If it seems like every Cubs' game is close, it's because they are. The Cubs are 34-33 and are only 3.5 games back in the NL Central division. Plus, this team are 21-13 at home, continuing the positive trend from last season of playing well at the Friendly Confines of Wrigley Field.
In addition to this, the Cubs are also the two-time defending division champions, as well as coming off a 97 win campaign in 2008. So why is there so much gloom in Cub fandom these days?
Well, the Chicago Cubs have a 3.85 ERA, which ranks fourth in the NL. The Cubs also have given up the second fewest amount of earned runs in the league.
Yet, the Chicago Cubs have 15 saves as a team, third lowest in the league (and one of those teams is the lowly Nationals).
This is due to an inconsistent closer named Kevin Gregg, the league leader in blown saves last season, who has blown three saves already this season. He has also had 10 consecutive scoreless innings prior to the Raburn homer Tuesday.
The jury is still out if Gregg will be the closer all season long. The reason for this may be the Cubs not having a better option to take this position away.
Carlos Marmol was the closer-to-be for the Cubs after the departure of All-Star Kerry Wood until the signing of Gregg. Well, Marmol has 38 strikeouts to 33 walks, hardly the four-to-one ratio the Cubs have been accustomed to.
Marmol's wildness makes it a dicey situation for him to close games at this time. The most likely guy on this roster to be a closer is Angel Guzman.

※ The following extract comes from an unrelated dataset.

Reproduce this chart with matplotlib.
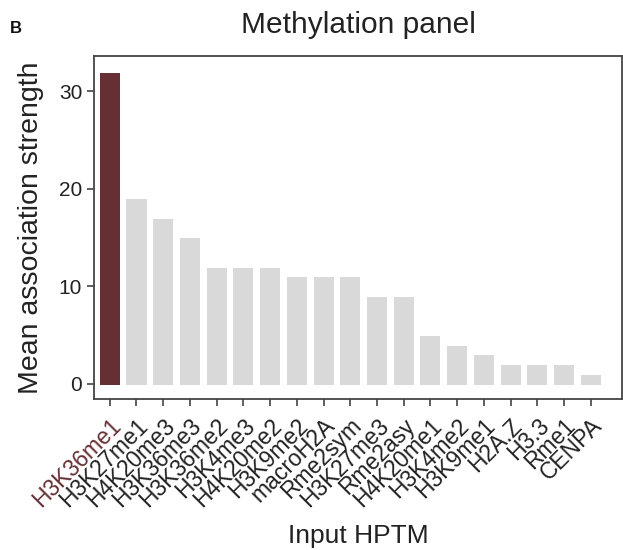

His 2.53 ERA is tops on the team for pitchers with at least 5 appearances.
However, with Guzman on the 15 day DL, and with his effectiveness as a setup man, the Cubs may not be willing to make the switch. Chicago may need to hope Gregg has more scoreless innings than blown saves for them to survive.
If this was the only concern, the Cubs may still be the division favorites. However, the they are still struggling mightily on offense. Chicago is batting .246 as a team and has scored the fourth least amount of runs.
The Cubs biggest problem, though, is lack of clutch hitting. This was clearly on display Tuesday night, when the Cubs had men in scoring position with less than two outs in three innings. In all those chances, the Cubs only pushed across one run.
Part of the issues offensively are due to the absence of All-Star third baseman Aramis Ramirez. Ramirez was off to another hot start, batting .364 with four home runs and 16 RBI. Then he dislocated his shoulder against the Milwaukee Brewers and was placed on the DL until mid-July.
No one has stepped up in his absence. One guy, Derrek Lee, has started to pick up the slack, but the offensive weapons the Cubs are depending on have not delivered.
The biggest scapegoats right now are Alfonso Soriano, Geovany Soto, and newly acquired outfielder Milton Bradley.
Soriano, a leadoff hitter, is batting .224 with an OBP of .289. Soto, the reigning Rookie of the Year, is batting .222. And Bradley, the left-handed power hitter the Cubs were craving in the offseason, is batting .244 with only five home runs.
For the Cubs to get back to the playoffs for the third straight year, Kevin Gregg and a beleaguered offense will need to pick it up. If not, Chicagoans will be celebrating the 102 year anniversary next season.